--- BEGIN ---

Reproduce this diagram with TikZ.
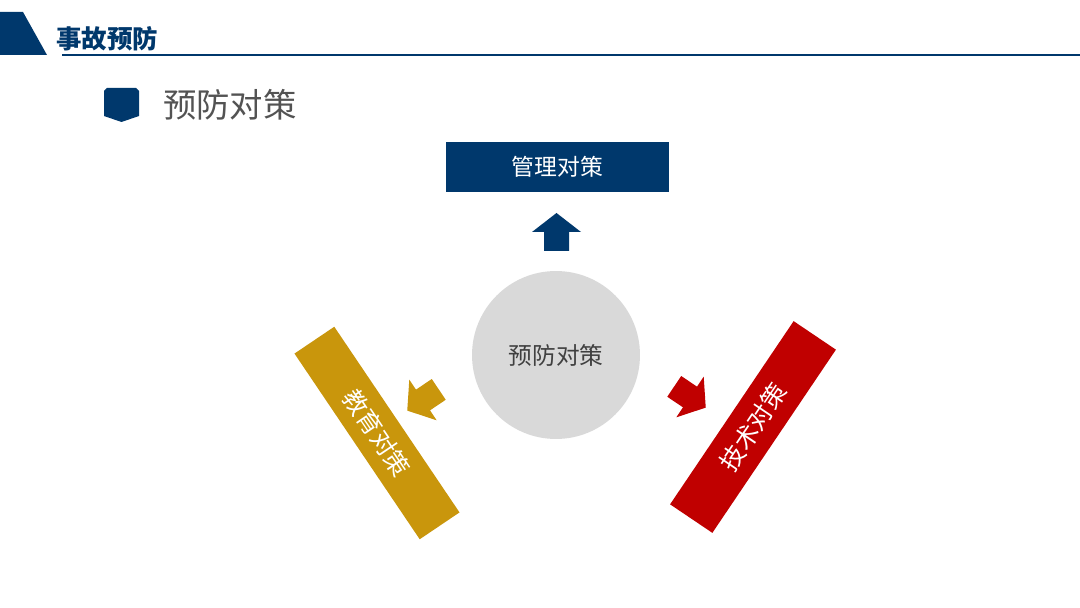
\documentclass[tikz,border=0pt]{standalone}
\usepackage{fontspec}
\usepackage{tikz}
\usepackage{xcolor}
\usetikzlibrary{calc}
\setmainfont{Noto Sans CJK SC}
\newfontfamily\cjk{Noto Sans CJK SC}

\definecolor{navy}{RGB}{0,56,108}
\definecolor{gold}{RGB}{201,150,12}
\definecolor{crimson}{RGB}{192,0,0}
\definecolor{circlegray}{RGB}{217,217,217}
\definecolor{textgray}{RGB}{64,64,64}

\tikzset{
  bar/.style={inner sep=0pt, text=white, font=\cjk\fontsize{14}{16}\selectfont},
  blockarrow/.pic={
    \fill[#1] (0,-19) -- (24.5,0) -- (12.5,0) -- (12.5,19)
      -- (-12.5,19) -- (-12.5,0) -- (-24.5,0) -- cycle;
  }
}

\begin{document}
\begin{tikzpicture}[x=0.02cm, y=-0.02cm]
    \useasboundingbox[fill=white] (0,0) rectangle (1080,608);

    % Header
    \fill[navy] (0,12) -- (23,12) -- (47,55) -- (0,55) -- cycle;
    \draw[navy, line width=1.1pt] (62,55) -- (1080,55);
    \node[anchor=west, text=navy, font=\cjk\bfseries\fontsize{14.5}{16}\selectfont] (title) at (50,39) {事故预防};

    % Subtitle with shield
    \fill[navy] (104,91) -- (107,88) -- (136,88) -- (139,91) -- (139,116) -- (121.5,122) -- (104,116) -- cycle;
    \node[anchor=west, text=textgray!90, font=\cjk\fontsize{19}{22}\selectfont] (subtitle) at (157,105) {预防对策};

    % Centre circle
    \node[circle, fill=circlegray, minimum size=3.36cm, text=textgray, font=\cjk\fontsize{13.5}{16}\selectfont] (centre) at (556,355) {预防对策};

    % Management box
    \node[fill=navy, minimum width=4.46cm, minimum height=1cm, text=white, font=\cjk\fontsize{13}{16}\selectfont] (manage) at (557.5,167) {管理对策};

    % Education bar
    \node[bar, fill=gold, minimum width=4.48cm, minimum height=0.96cm, rotate=-56] (educate) at (377,433) {教育对策};

    % Technology bar
    \node[bar, fill=crimson, minimum width=4.42cm, minimum height=1.02cm, rotate=56] (tech) at (753,427) {技术对策};

    % Block arrows
    \pic at (556.5,232) {blockarrow=navy};
    \pic[rotate=124] at (423,400) {blockarrow=gold};
    \pic[rotate=-124] at (690,397) {blockarrow=crimson};
\end{tikzpicture}
\end{document}
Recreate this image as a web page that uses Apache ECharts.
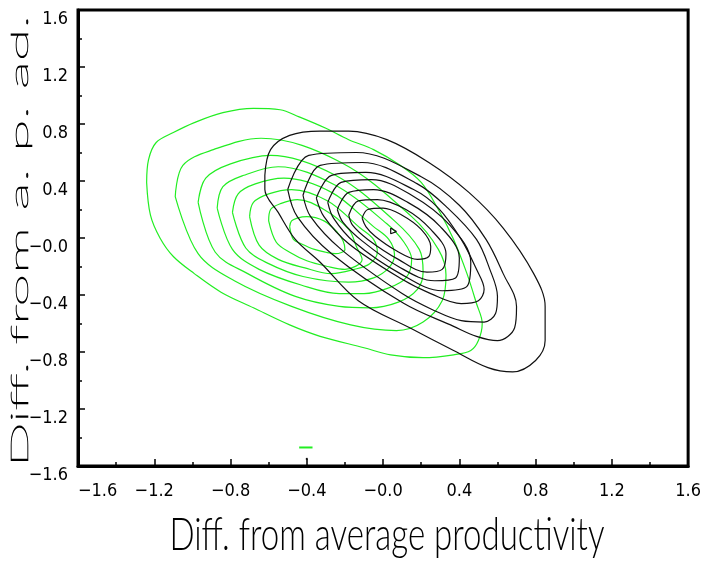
<!DOCTYPE html>
<html>
<head>
<meta charset="utf-8">
<script src="https://cdn.jsdelivr.net/npm/echarts@6/dist/echarts.min.js"></script>
<style>
  html, body { margin: 0; padding: 0; background: #fff; }
  #chart { width: 704px; height: 561px; }
</style>
</head>
<body>
<div id="chart"></div>
<script>
// tick labels of both axes
const xTickLabels = ['−1.6', '−1.2', '−0.8', '−0.4', '−0.0', '0.4', '0.8', '1.2', '1.6']
const yTickLabels = ['−1.6', '−1.2', '−0.8', '−0.4', '−0.0', '0.4', '0.8', '1.2', '1.6']

// green contours, outer to inner  [x, y]
const green1 = [[-1.24,0.39],[-1.23,0.55],[-1.19,0.67],[-1.10,0.74],[-0.99,0.81],[-0.84,0.88],[-0.68,0.91],[-0.54,0.90],[-0.44,0.85],[-0.30,0.77],[-0.18,0.69],[-0.05,0.62],[0.09,0.51],[0.20,0.39],[0.29,0.20],[0.37,-0.01],[0.44,-0.25],[0.49,-0.46],[0.52,-0.60],[0.50,-0.72],[0.46,-0.79],[0.37,-0.82],[0.21,-0.84],[0.04,-0.82],[-0.10,-0.77],[-0.33,-0.69],[-0.49,-0.61],[-0.68,-0.49],[-0.85,-0.38],[-0.99,-0.25],[-1.10,-0.13],[-1.17,0.00],[-1.22,0.16]]
const green2 = [[-1.09,0.29],[-1.05,0.51],[-0.89,0.62],[-0.64,0.70],[-0.22,0.53],[0.15,0.15],[0.29,-0.08],[0.33,-0.26],[0.31,-0.44],[0.21,-0.59],[0.07,-0.65],[-0.17,-0.61],[-0.48,-0.48],[-0.78,-0.30],[-0.97,-0.11]]
const green3 = [[-0.97,0.25],[-0.93,0.42],[-0.80,0.52],[-0.59,0.58],[-0.25,0.44],[0.06,0.12],[0.19,-0.08],[0.21,-0.24],[0.18,-0.36],[0.08,-0.45],[-0.07,-0.49],[-0.23,-0.48],[-0.46,-0.41],[-0.71,-0.25],[-0.88,-0.10]]
const green4 = [[-0.87,0.21],[-0.84,0.36],[-0.73,0.44],[-0.55,0.50],[-0.25,0.37],[0.02,0.10],[0.11,-0.03],[0.15,-0.15],[0.12,-0.28],[0.03,-0.35],[-0.10,-0.39],[-0.23,-0.39],[-0.43,-0.33],[-0.65,-0.22],[-0.79,-0.08]]
const green5 = [[-0.79,0.18],[-0.76,0.31],[-0.67,0.38],[-0.52,0.42],[-0.27,0.32],[-0.05,0.08],[0.03,-0.01],[0.06,-0.12],[0.03,-0.21],[-0.05,-0.28],[-0.18,-0.31],[-0.42,-0.27],[-0.60,-0.18],[-0.72,-0.07]]
const green6 = [[-0.70,0.15],[-0.68,0.25],[-0.60,0.31],[-0.48,0.34],[-0.29,0.26],[-0.12,0.07],[-0.05,-0.01],[-0.03,-0.10],[-0.07,-0.18],[-0.15,-0.22],[-0.27,-0.25],[-0.41,-0.21],[-0.55,-0.15],[-0.65,-0.05]]
const green7 = [[-0.60,0.12],[-0.59,0.20],[-0.54,0.24],[-0.45,0.27],[-0.31,0.20],[-0.18,0.06],[-0.14,-0.06],[-0.11,-0.15],[-0.20,-0.22],[-0.29,-0.20],[-0.40,-0.16],[-0.49,-0.10],[-0.56,-0.03]]
const green8 = [[-0.49,0.08],[-0.48,0.12],[-0.45,0.14],[-0.40,0.15],[-0.31,0.12],[-0.24,0.04],[-0.21,-0.02],[-0.20,-0.08],[-0.25,-0.11],[-0.30,-0.10],[-0.36,-0.08],[-0.43,-0.04],[-0.47,-0.01]]
const greenDash = [[-0.44,-1.47],[-0.37,-1.47]]

// black contours, outer to inner
const black1 = [[-0.62,0.44],[-0.59,0.62],[-0.49,0.72],[-0.33,0.75],[-0.18,0.75],[0.02,0.69],[0.24,0.53],[0.45,0.32],[0.63,0.07],[0.79,-0.25],[0.85,-0.48],[0.85,-0.72],[0.80,-0.86],[0.68,-0.94],[0.55,-0.91],[0.37,-0.79],[0.14,-0.63],[-0.13,-0.44],[-0.33,-0.17],[-0.46,-0.01],[-0.55,0.18],[-0.62,0.34]]
const black2 = [[-0.50,0.34],[-0.39,0.58],[-0.14,0.60],[0.20,0.43],[0.40,0.23],[0.54,-0.01],[0.63,-0.25],[0.70,-0.48],[0.69,-0.63],[0.60,-0.72],[0.49,-0.69],[0.37,-0.62],[0.11,-0.46],[-0.27,-0.11],[-0.45,0.15]]
const black3 = [[-0.42,0.30],[-0.33,0.51],[-0.11,0.53],[0.18,0.38],[0.34,0.21],[0.49,-0.01],[0.56,-0.22],[0.60,-0.41],[0.59,-0.53],[0.53,-0.59],[0.41,-0.58],[0.27,-0.51],[0.10,-0.39],[-0.22,-0.08],[-0.38,0.15]]
const black4 = [[-0.35,0.28],[-0.27,0.44],[-0.09,0.46],[0.16,0.34],[0.29,0.21],[0.41,-0.01],[0.49,-0.22],[0.53,-0.36],[0.50,-0.44],[0.41,-0.46],[0.25,-0.39],[0.10,-0.29],[-0.18,-0.04],[-0.31,0.15]]
const black5 = [[-0.29,0.25],[-0.22,0.39],[-0.06,0.41],[0.15,0.30],[0.35,0.09],[0.46,-0.17],[0.44,-0.34],[0.31,-0.37],[0.09,-0.25],[-0.15,-0.03],[-0.26,0.14]]
const black6 = [[-0.24,0.20],[-0.18,0.32],[-0.05,0.34],[0.13,0.25],[0.30,0.08],[0.40,-0.14],[0.38,-0.28],[0.27,-0.30],[0.08,-0.20],[-0.11,-0.02],[-0.21,0.11]]
const black7 = [[-0.18,0.16],[-0.13,0.26],[-0.03,0.27],[0.12,0.20],[0.25,0.06],[0.33,-0.11],[0.31,-0.22],[0.23,-0.24],[0.08,-0.15],[-0.08,-0.01],[-0.16,0.09]]
const black8 = [[-0.11,0.14],[-0.08,0.20],[0.00,0.21],[0.10,0.16],[0.20,0.06],[0.25,-0.06],[0.24,-0.13],[0.18,-0.15],[0.07,-0.09],[-0.04,0.01],[-0.09,0.08]]
const blackPeak = [[0.04,0.07],[0.07,0.045],[0.04,0.03]]
const blackDot = [[-0.405,-1.55],[-0.395,-1.55]]

const greenRings = [green1, green2, green3, green4, green5, green6, green7, green8]
const blackRings = [black1, black2, black3, black4, black5, black6, black7, black8]

const GREEN = '#22ee22'
const BLACK = '#111111'

const chart = echarts.init(document.getElementById('chart'))

const closeRing = d => d.concat([d[0]])

const ringSeries = (d, color, smooth) => ({
  type: 'line',
  data: closeRing(d),
  showSymbol: false,
  smooth: smooth,
  lineStyle: { color: color, width: 1.2 },
  silent: true
})

// stretched titles: measure natural width, then scale to the reference length
const measure = (text, font) => {
  const ctx = document.createElement('canvas').getContext('2d')
  ctx.font = font
  return ctx.measureText(text).width
}
const xTitle = 'Diff. from average productivity'
const yTitle = 'Diff. from a. p. ad.'
const titleFont = 'Lato, "DejaVu Sans", sans-serif'
const xTitleScale = 435 / measure(xTitle, '300 46px ' + titleFont)
const yTitleScale = 452 / measure(yTitle, '100 24px ' + titleFont)

const tickFont = '"Liberation Sans Narrow", "DejaVu Sans Condensed", "Roboto Condensed", sans-serif'

const option = {
  animation: false,
  backgroundColor: '#fff',
  grid: {
    left: 78, top: 10, width: 613, height: 456,
    show: true, borderColor: '#000', borderWidth: 3
  },
  xAxis: {
    type: 'value',
    min: -1.6, max: 1.6, interval: 0.4,
    axisLine: { show: true, onZero: false, lineStyle: { color: '#000', width: 3 } },
    axisTick: { show: true, inside: true, length: 7, lineStyle: { color: '#000', width: 1.5 } },
    minorTick: { show: true, splitNumber: 2, length: 4, lineStyle: { color: '#000', width: 1.5 } },
    splitLine: { show: false },
    axisLabel: {
      margin: 16,
      color: '#000',
      fontSize: 18,
      fontFamily: tickFont,
      alignMinLabel: 'left',
      formatter: v => xTickLabels[Math.round((v + 1.6) / 0.4)]
    }
  },
  yAxis: {
    type: 'value',
    min: -1.6, max: 1.6, interval: 0.4,
    axisLine: { show: true, onZero: false, lineStyle: { color: '#000', width: 3 } },
    axisTick: { show: true, inside: true, length: 7, lineStyle: { color: '#000', width: 1.5 } },
    minorTick: { show: true, splitNumber: 2, length: 4, lineStyle: { color: '#000', width: 1.5 } },
    splitLine: { show: false },
    axisLabel: {
      margin: 10,
      color: '#000',
      fontSize: 18,
      fontFamily: tickFont,
      verticalAlign: 'top',
      formatter: v => yTickLabels[Math.round((v + 1.6) / 0.4)]
    }
  },
  graphic: [
    {
      type: 'text',
      x: 387, y: 535,
      scaleX: xTitleScale,
      style: {
        text: xTitle,
        fontSize: 46, fontWeight: 300, fontFamily: titleFont,
        fill: '#000', align: 'center', verticalAlign: 'middle'
      }
    },
    {
      type: 'text',
      x: 20, y: 241,
      rotation: Math.PI / 2,
      scaleX: yTitleScale,
      style: {
        text: yTitle,
        fontSize: 24, fontWeight: 100, fontFamily: titleFont,
        fill: '#000', stroke: '#000', lineWidth: 0.6,
        align: 'center', verticalAlign: 'middle'
      }
    }
  ],
  series: [
    ...greenRings.map(d => ringSeries(d, GREEN, 0.35)),
    { type: 'line', data: greenDash, showSymbol: false, lineStyle: { color: GREEN, width: 2 }, silent: true },
    ...blackRings.map(d => ringSeries(d, BLACK, 0.35)),
    ringSeries(blackPeak, BLACK, false),
    { type: 'line', data: blackDot, showSymbol: false, lineStyle: { color: BLACK, width: 2 }, silent: true }
  ]
}

chart.setOption(option)
</script>
</body>
</html>
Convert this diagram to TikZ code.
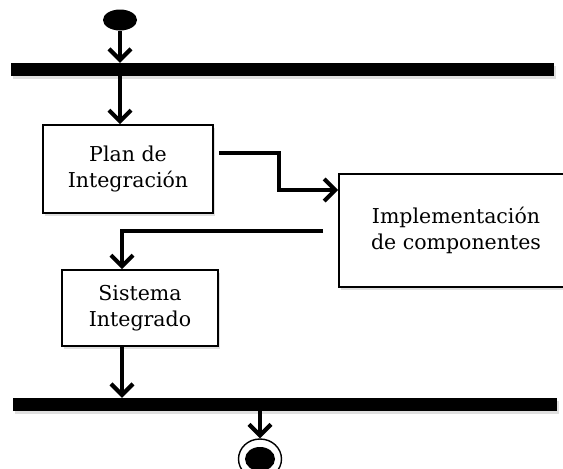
\documentclass[tikz,border=0pt]{standalone}
\usepackage{fontspec}
\setmainfont{DejaVu Serif}
\usetikzlibrary{arrows.meta,shapes.geometric,shadows,calc}
\begin{document}
\begin{tikzpicture}[x=1pt,y=-1pt,
  shadowed/.style={drop shadow={opacity=0.25,shadow xshift=2pt,shadow yshift=-3pt}},
  activity/.style={draw,line width=1.6pt,fill=white,shadowed,inner sep=0pt,
    align=center,font=\fontsize{20.5}{26}\selectfont},
  syncbar/.style={fill=black,shadowed,inner sep=0pt},
  flow/.style={line width=4.2pt,-{Straight Barb[length=11pt,width=22pt,line width=4.2pt]}}]
  \useasboundingbox (0,0) rectangle (563,469);

  % initial state
  \node[ellipse,fill=black,minimum width=34pt,minimum height=21pt,inner sep=0pt] (start) at (120,20) {};

  % fork / join bars
  \node[syncbar,minimum width=543pt,minimum height=13pt] (topbar) at (282.5,69.5) {};
  \node[syncbar,minimum width=544pt,minimum height=13pt] (botbar) at (285,404.5) {};

  % activities
  \node[activity,minimum width=170pt,minimum height=88pt] (plan) at (128,169) {Plan de\\Integración};
  \node[activity,minimum width=234pt,minimum height=113pt] (impl) at (456,230.5) {Implementación\\de componentes};
  \node[activity,minimum width=156pt,minimum height=76pt] (sist) at (140,308) {Sistema\\Integrado};

  % final state
  \node[ellipse,draw,line width=1.4pt,fill=white,minimum width=43pt,minimum height=40pt,inner sep=0pt] (final) at (260,459) {};
  \node[ellipse,fill=black,minimum width=30pt,minimum height=24pt,inner sep=0pt] (finaldot) at (260,459) {};

  % connector anchor points
  \coordinate (p1) at ($(plan.east)+(5,-16)$);
  \coordinate (p2) at (279,153);
  \coordinate (p3) at (279,190);
  \coordinate (i1) at (323,231);
  \coordinate (i2) at (122,231);

  % flows
  \draw[flow] (start.south) -- (start.south |- topbar.north);
  \draw[flow] (start.south |- topbar.south) -- (start.south |- plan.north);
  \draw[flow] (p1) -- (p2) -- (p3) -- (p3 -| impl.west);
  \draw[flow] (i1) -- (i2) -- (i2 |- sist.north);
  \draw[flow] (i2 |- sist.south) -- (i2 |- botbar.north);
  \draw[flow] (final.north |- botbar.south) -- (final.north);
\end{tikzpicture}
\end{document}
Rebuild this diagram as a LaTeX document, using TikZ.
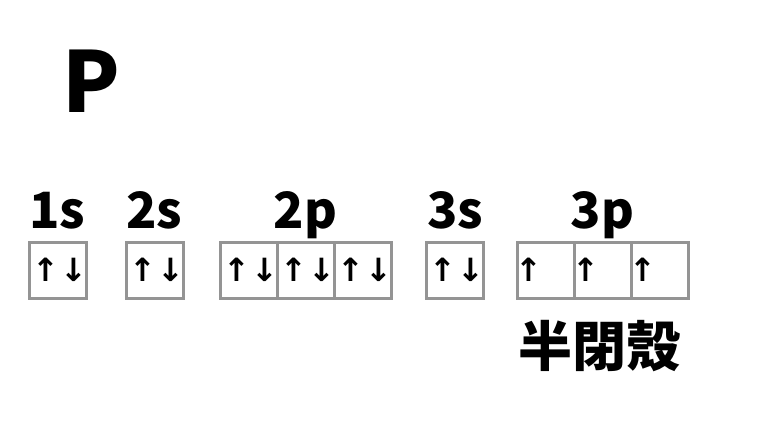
\documentclass[tikz,border=0pt]{standalone}
\usepackage{fontspec}
\setmainfont{Noto Sans CJK JP}
\newfontfamily\arrowfont{DejaVu Sans}
\usetikzlibrary{positioning}

\begin{document}
\begin{tikzpicture}[x=1pt, y=-1pt]
    % Define styles
    \tikzstyle{cell} = [rectangle, minimum width=57pt, minimum height=56pt, inner sep=0pt, outer sep=0pt, draw=black!42, line width=3pt]
    \tikzstyle{orbital} = [font=\bfseries\fontsize{50}{50}\selectfont, inner sep=0pt, anchor=base]
    \tikzstyle{spin} = [font=\arrowfont\bfseries\fontsize{32}{32}\selectfont, inner sep=0pt]

    \useasboundingbox (0,0) rectangle (768,432);

    % Element
    \node[font=\bfseries\fontsize{84}{84}\selectfont, inner sep=0pt, anchor=base] (element) at (91,112) {P};

    % Boxes
    \node[cell] (s1) at (57.5,270) {};
    \node[cell] (s2) at (154.5,270) {};
    \node[cell] (p2a) at (248.5,270) {};
    \node[cell, right=0pt of p2a] (p2b) {};
    \node[cell, right=0pt of p2b] (p2c) {};
    \node[cell] (s3) at (455,270) {};
    \node[cell] (p3a) at (545.5,270) {};
    \node[cell, right=0pt of p3a] (p3b) {};
    \node[cell, right=0pt of p3b] (p3c) {};

    % Electrons
    \foreach \c in {s1, s2, p2a, p2b, p2c, s3} {
        \node[spin] at ([xshift=-12pt]\c.center) {↑};
        \node[spin] at ([xshift=16pt]\c.center) {↓};
    }
    \foreach \c in {p3a, p3b, p3c}
        \node[spin] at ([xshift=12pt]\c.west) {↑};

    % Labels
    \node[orbital] (l1s) at (57.5,228) {1s};
    \node[orbital] (l2s) at (154.5,228) {2s};
    \node[orbital] (l2p) at (p2b |- 0,228) {2p};
    \node[orbital] (l3s) at (455,228) {3s};
    \node[orbital] (l3p) at (p3b |- 0,228) {3p};

    \node[font=\bfseries\fontsize{54}{54}\selectfont, inner sep=0pt, below=22pt of p3b, xshift=-3pt] (half) {半閉殼};
\end{tikzpicture}
\end{document}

--- END ---

— Your objective —
Give back exactly the lines from the first line of the data through the line with "(centre) at (556,355)", pictures excluded.

— Answer to this problem —
Reproduce this diagram with TikZ.
\documentclass[tikz,border=0pt]{standalone}
\usepackage{fontspec}
\usepackage{tikz}
\usepackage{xcolor}
\usetikzlibrary{calc}
\setmainfont{Noto Sans CJK SC}
\newfontfamily\cjk{Noto Sans CJK SC}

\definecolor{navy}{RGB}{0,56,108}
\definecolor{gold}{RGB}{201,150,12}
\definecolor{crimson}{RGB}{192,0,0}
\definecolor{circlegray}{RGB}{217,217,217}
\definecolor{textgray}{RGB}{64,64,64}

\tikzset{
  bar/.style={inner sep=0pt, text=white, font=\cjk\fontsize{14}{16}\selectfont},
  blockarrow/.pic={
    \fill[#1] (0,-19) -- (24.5,0) -- (12.5,0) -- (12.5,19)
      -- (-12.5,19) -- (-12.5,0) -- (-24.5,0) -- cycle;
  }
}

\begin{document}
\begin{tikzpicture}[x=0.02cm, y=-0.02cm]
    \useasboundingbox[fill=white] (0,0) rectangle (1080,608);

    % Header
    \fill[navy] (0,12) -- (23,12) -- (47,55) -- (0,55) -- cycle;
    \draw[navy, line width=1.1pt] (62,55) -- (1080,55);
    \node[anchor=west, text=navy, font=\cjk\bfseries\fontsize{14.5}{16}\selectfont] (title) at (50,39) {事故预防};

    % Subtitle with shield
    \fill[navy] (104,91) -- (107,88) -- (136,88) -- (139,91) -- (139,116) -- (121.5,122) -- (104,116) -- cycle;
    \node[anchor=west, text=textgray!90, font=\cjk\fontsize{19}{22}\selectfont] (subtitle) at (157,105) {预防对策};

    % Centre circle
    \node[circle, fill=circlegray, minimum size=3.36cm, text=textgray, font=\cjk\fontsize{13.5}{16}\selectfont] (centre) at (556,355) {预防对策};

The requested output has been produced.